Nevertheless, defective reasoners or not, they now quote a very pretentious justification indeed for their already specious move from library book challenging to censorship. Check this out:

"As John Stuart Mill wrote in On Liberty:
'If all mankind minus one, were of one opinion, and only one person were of the contrary opinion, mankind would be no more justified in silencing that one person, than he, if he had the power, would be justified in silencing mankind. Were an opinion a personal possession of no value except to the owner; if to be obstructed in the enjoyment of it were simply a private injury, it would make some difference whether the injury was inflicted only on a few persons or on many. But the peculiar evil of silencing the expression of an opinion is, that it is robbing the human race; posterity as well as the existing generation; those who dissent from the opinion, still more than those who hold it. If the opinion is right, they are deprived of the opportunity of exchanging error for truth: if wrong, they lose, what is almost as great a benefit, the clearer perception and livelier impression of truth, produced by its collision with error.'"

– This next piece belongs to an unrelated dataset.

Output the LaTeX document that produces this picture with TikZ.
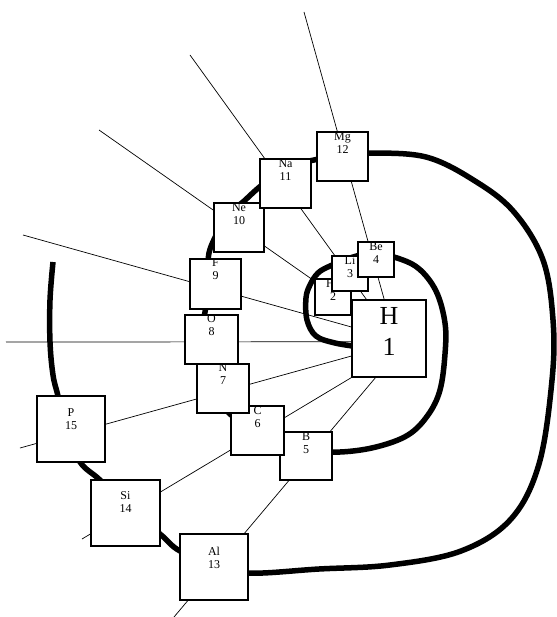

For a moment I was so stunned by the dense prose of John Stuart Mill that I forgot what he's saying here has nothing to do with challenging books in school libraries because they are inappropriate for children. The school library is not the world. Every opinion does not have to be represented. This should be obvious to any moron.

"According to the The 100 Most Frequently Challenged Books, Challenges by Initiator, Institution, Type, and Year, the top three reasons, in order, for challenging material are the material is considered to be “sexually explicit” contain “offensive language,” and be “unsuited to age group.”

Again, note the scare quotes. A book isn't sexually explicit, it's "sexually explicit." And no book can be unsuited to an age group, just "unsuited."

The very clear implication of this is that the ALA allows for no distinction for what is suitable or unsuitable for children, and is defending the idea that all books are suitable for children. After all, if it is attacking all challenges, then any challenge must be misguided. I wonder if anyone at the ALA really believes this. Surely some of these folks must have children. Do they think all books are suitable for their own children? Don't they think there are at least some books that are unsuitable for all children? Because if they think there are some books unsuitable for any children, as I and most reasonable people do, then they're terrible hypocrites and poisonous rascals for foisting this idiotic ALA "reasoning" on the world.

But AL, you say, I want an example material that wouldn't be suitable in a school library. Well, how about this or this. Or how about I write a "children's book" about a school librarian who is raped and tortured by potty-mouthed neo-Nazi middle-schoolers--and learns to like it! Someone would probably publish it, and then the school libraries could buy it with the ALA's blessing. See, I would think this book would have offensive language, be sexually explicit, and be unsuitable for children, but the ALA would just put quotes around those phrases and defend it as a bold provocative work that challenges children's perceptions about the acceptability of librarian torture by fascist adolescents.

Fortunately we rely upon school librarians not to buy this sort of stuff for their libraries. In other words, we rely upon them to be decent and reasonable human beings who understand that children are not adults and that there is material inappropriate for children. Fortunately most school librarians either fit that description or else have inadequate budgets, because I doubt any school libraries own the titles linked above or would buy my forthcoming book Hank the Junior High Nazi Tortures the Librarian. But if some sociopathic school librarian set up the new pornography approval plan and the books started flowing in and some parent or teacher dared to criticize the materials and ask that they be removed, all the critics would get from the ALA is abuse about how they're trying to silence opinions and censor thought and in general act like totalitarians.

Are the Banned Books folks at the ALA really this stupid? Can they really not see the illogical and morally unsound ideas they're promoting? I'm not sure, but I know one thing. If I had any children, I wouldn't want them around those folks at all.

1 comment:

Anonymous said...

The ALA is really that stupid. They are so illogical as to base their anti-censorship arguments on the elevated grounds of Intellectual Freedom, screaming from their lofty perch that parents should be held responsible for their children's reading choices. But in what has become little more than a feudalistic library system, the ALA charges its cottiers with the tasks of making this as difficult as possible for any parent who actually wants to "censor" their child's reading.